Start of PROVIDED MATERIAL
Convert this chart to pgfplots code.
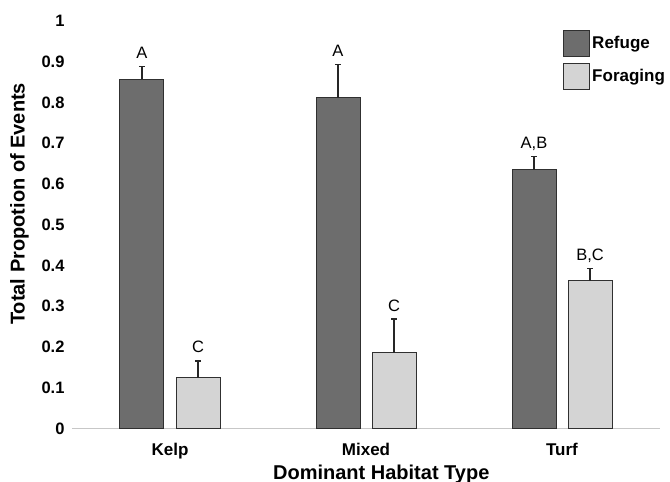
\documentclass[border=0pt]{standalone}
\usepackage{fontspec}
\setmainfont{Liberation Sans}
\usepackage{pgfplots}
\pgfplotsset{compat=1.18}
\definecolor{darkbar}{HTML}{6D6D6D}
\definecolor{lightbar}{HTML}{D4D4D4}
\definecolor{edge}{HTML}{303030}
\begin{document}
\begin{tikzpicture}
\path[use as bounding box] (-72bp,-53.6bp) rectangle (598bp,428.4bp);
\begin{axis}[
  scale only axis,
  width=588bp, height=407.5bp,
  xmin=-0.5, xmax=2.5, ymin=0, ymax=1,
  ybar, bar width=44bp,
  axis x line=bottom, axis y line=left,
  x axis line style={draw=black!22, line width=0.8bp, -},
  y axis line style={draw=none},
  major tick length=0pt,
  xtick={0,1,2}, xticklabels={Kelp,Mixed,Turf},
  ytick={0,0.1,...,1.0},
  yticklabels={0,0.1,0.2,0.3,0.4,0.5,0.6,0.7,0.8,0.9,1},
  /pgf/number format/assume math mode=true,
  yticklabel style={font=\fontsize{16.5bp}{18bp}\selectfont\bfseries, xshift=-4bp},
  xticklabel style={font=\fontsize{17bp}{19bp}\selectfont\bfseries, yshift=-11bp},
  ylabel={Total Propotion of Events},
  xlabel={Dominant Habitat Type},
  ylabel style={font=\fontsize{20bp}{22bp}\selectfont\bfseries, at={(ticklabel cs:0.551)}, yshift=6bp},
  xlabel style={font=\fontsize{20bp}{22bp}\selectfont\bfseries, at={(ticklabel cs:0.526)}, yshift=1bp},
  legend style={draw=none, fill=none, at={(0.830,0.983)}, anchor=north west,
    font=\fontsize{17bp}{19bp}\selectfont\bfseries, row sep=6bp,
    legend cell align=left},
  legend image code/.code={\draw[#1] (0bp,-13bp) rectangle (26bp,13bp);},
  error bars/y dir=plus, error bars/y explicit,
  error bars/error bar style={line width=1.5bp, black!85},
  error bars/error mark options={rotate=90, mark size=3bp, line width=1.5bp, black!85},
]
\addplot[fill=darkbar, draw=edge, line width=1bp, bar shift=-28bp]
  coordinates {(0,0.857) +- (0,0.031) (1,0.811) +- (0,0.082) (2,0.635) +- (0,0.032)};
\addlegendentry{Refuge}
\addplot[fill=lightbar, draw=edge, line width=1bp, bar shift=28bp]
  coordinates {(0,0.124) +- (0,0.042) (1,0.186) +- (0,0.082) (2,0.362) +- (0,0.030)};
\addlegendentry{Foraging}
\begin{scope}[every node/.style={font=\fontsize{16.5bp}{18bp}\selectfont, anchor=base, yshift=8bp}]
\node at (axis cs:-0.143,0.888) {A};
\node at (axis cs:0.857,0.893) {A};
\node at (axis cs:1.857,0.667) {A,B};
\node at (axis cs:0.143,0.166) {C};
\node at (axis cs:1.143,0.268) {C};
\node at (axis cs:2.143,0.392) {B,C};
\end{scope}
\end{axis}
\end{tikzpicture}
\end{document}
End of PROVIDED MATERIAL
Omit every picture, then reproduce the rest of the listing exactly.

THE SOLUTION.
Convert this chart to pgfplots code.
\documentclass[border=0pt]{standalone}
\usepackage{fontspec}
\setmainfont{Liberation Sans}
\usepackage{pgfplots}
\pgfplotsset{compat=1.18}
\definecolor{darkbar}{HTML}{6D6D6D}
\definecolor{lightbar}{HTML}{D4D4D4}
\definecolor{edge}{HTML}{303030}
\begin{document}
\begin{tikzpicture}
\path[use as bounding box] (-72bp,-53.6bp) rectangle (598bp,428.4bp);
\begin{axis}[
  scale only axis,
  width=588bp, height=407.5bp,
  xmin=-0.5, xmax=2.5, ymin=0, ymax=1,
  ybar, bar width=44bp,
  axis x line=bottom, axis y line=left,
  x axis line style={draw=black!22, line width=0.8bp, -},
  y axis line style={draw=none},
  major tick length=0pt,
  xtick={0,1,2}, xticklabels={Kelp,Mixed,Turf},
  ytick={0,0.1,...,1.0},
  yticklabels={0,0.1,0.2,0.3,0.4,0.5,0.6,0.7,0.8,0.9,1},
  /pgf/number format/assume math mode=true,
  yticklabel style={font=\fontsize{16.5bp}{18bp}\selectfont\bfseries, xshift=-4bp},
  xticklabel style={font=\fontsize{17bp}{19bp}\selectfont\bfseries, yshift=-11bp},
  ylabel={Total Propotion of Events},
  xlabel={Dominant Habitat Type},
  ylabel style={font=\fontsize{20bp}{22bp}\selectfont\bfseries, at={(ticklabel cs:0.551)}, yshift=6bp},
  xlabel style={font=\fontsize{20bp}{22bp}\selectfont\bfseries, at={(ticklabel cs:0.526)}, yshift=1bp},
  legend style={draw=none, fill=none, at={(0.830,0.983)}, anchor=north west,
    font=\fontsize{17bp}{19bp}\selectfont\bfseries, row sep=6bp,
    legend cell align=left},
  legend image code/.code={\draw[#1] (0bp,-13bp) rectangle (26bp,13bp);},
  error bars/y dir=plus, error bars/y explicit,
  error bars/error bar style={line width=1.5bp, black!85},
  error bars/error mark options={rotate=90, mark size=3bp, line width=1.5bp, black!85},
]
\addplot[fill=darkbar, draw=edge, line width=1bp, bar shift=-28bp]
  coordinates {(0,0.857) +- (0,0.031) (1,0.811) +- (0,0.082) (2,0.635) +- (0,0.032)};
\addlegendentry{Refuge}
\addplot[fill=lightbar, draw=edge, line width=1bp, bar shift=28bp]
  coordinates {(0,0.124) +- (0,0.042) (1,0.186) +- (0,0.082) (2,0.362) +- (0,0.030)};
\addlegendentry{Foraging}
\begin{scope}[every node/.style={font=\fontsize{16.5bp}{18bp}\selectfont, anchor=base, yshift=8bp}]
\node at (axis cs:-0.143,0.888) {A};
\node at (axis cs:0.857,0.893) {A};
\node at (axis cs:1.857,0.667) {A,B};
\node at (axis cs:0.143,0.166) {C};
\node at (axis cs:1.143,0.268) {C};
\node at (axis cs:2.143,0.392) {B,C};
\end{scope}
\end{axis}
\end{tikzpicture}
\end{document}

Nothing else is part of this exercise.